Books: Falling in love with killer birds
PHUKET: Helen Macdonald writes prose of fearsome intensity. H is for Hawk (Grove Press, New York, 2015, 300pp) is her intimate account of training a goshawk named Mabel and then running after her through the hedges and fens of the British countryside to retrieve the many rabbits and pheasants she kills. Outwardly a mild-mannered academic from Cambridge University, the author has been fascinated by raptors since childhood. She translates this fascination into magnificent descriptive passages:
“Have you ever seen a hawk catch a bird in your back garden? I’ve not, but I know it’s happened.
Out on the patio flagstones, sometimes, a few fragments: a little, insect-like songbird leg, with a foot clenched tight where the sinews have pulled it; or – even more gruesomely – a disarticulated beak, a little conical head of blushed gunmetal, slightly translucent, with a few maxillary feathers adhering to it.”
Mabel is a 20-inch, 2.1-pound bundle of ferocity. There is the special gear that goes with the art of hawking – the hoods and the foot traces – and the language: ‘mutes’ for hawk poop, ‘bates’ for a tethered hawk flying off your fist in terror and smashing onto the floor and ‘yarak’ the murderous
focus as the hawk zeros in for the kill. The hawk’s power of sight is otherworldly: “Her eyes can follow the wingbeats of a bee as easily as ours follow the wingbeats of a bird…”
Goshawks are so tightly wired that they sometimes mistake mating for hunting and kill their mates. They are notoriously difficult to train since “they have jacked up nervous systems in which nerve pathways from the eyes and ears to the motor neurons that control their muscles have only minor links with associated neurons in the brain. Goshawks are nervous because they live life ten times faster than we do.”
But Macdonald takes up the challenge after she becomes seriously unhinged by the sudden death of her much beloved father, a newspaper photojournalist.
“The hawk was everything I wanted to be: solitary, self-possessed, free from grief, and numb to the hurts of human life.”
She becomes intimate with her bird’s every mood expressed through the body language of her eyes and feathers and feet.
Besides the author and her bird, there is a third major character: TH White, the author of The Once and Future King. During the 1930s, he was a teacher at the English public school Stowe and, despite being a sadistic homosexual, he kept his hands off his students. In battle with the inner demons, he wrote Goshawk, a book about his own attempt to train a predator. His ultimate failure is in contrast to Macdonald’s success with Mabel who turns “tame as a kitten” and even plays a ball game with crumpled up pieces of paper.

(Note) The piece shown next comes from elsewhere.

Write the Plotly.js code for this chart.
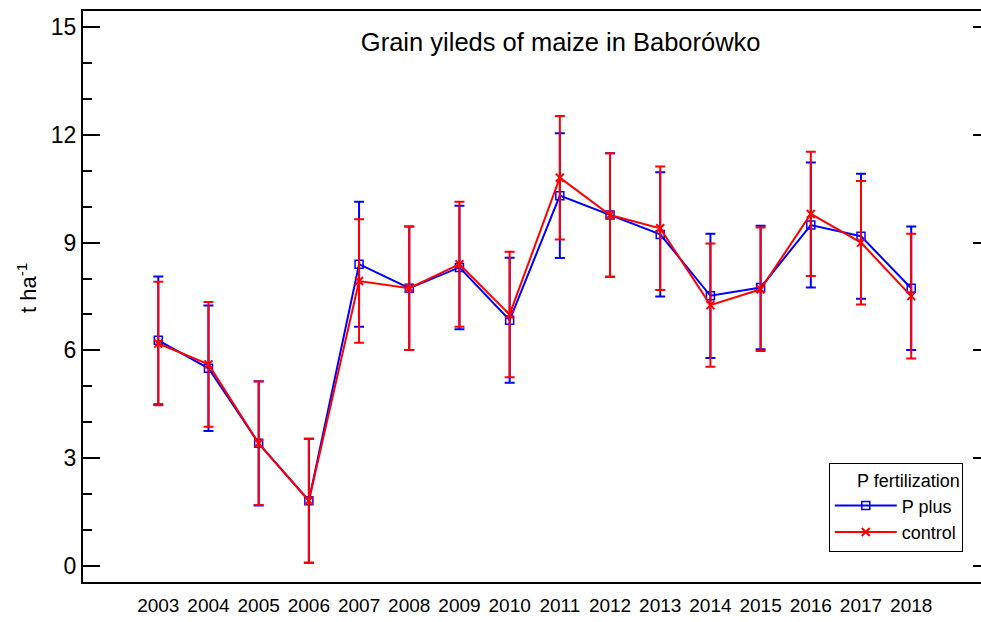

But by this stage, two thirds through the book, the narrative loses some of its dramatic force. There are still thrilling stories of hunts as Macdonald comes upon Mabel eating a rabbit, whistles her up on to her fist and distracts her with a juicy dead chick while kicking grass to conceal the rabbit, which will be dinner that night.
In reviewing books, I dog-ear pages that contain particularly striking passages of prose. In Macdonald’s case, I would have to dog-ear every page. The one fault I found is that she is so overwrought about the death of her father that she is constantly breaking down in tears. This becomes tiresome. But that is just me. I did indeed grieve at Mabel’s inevitable end.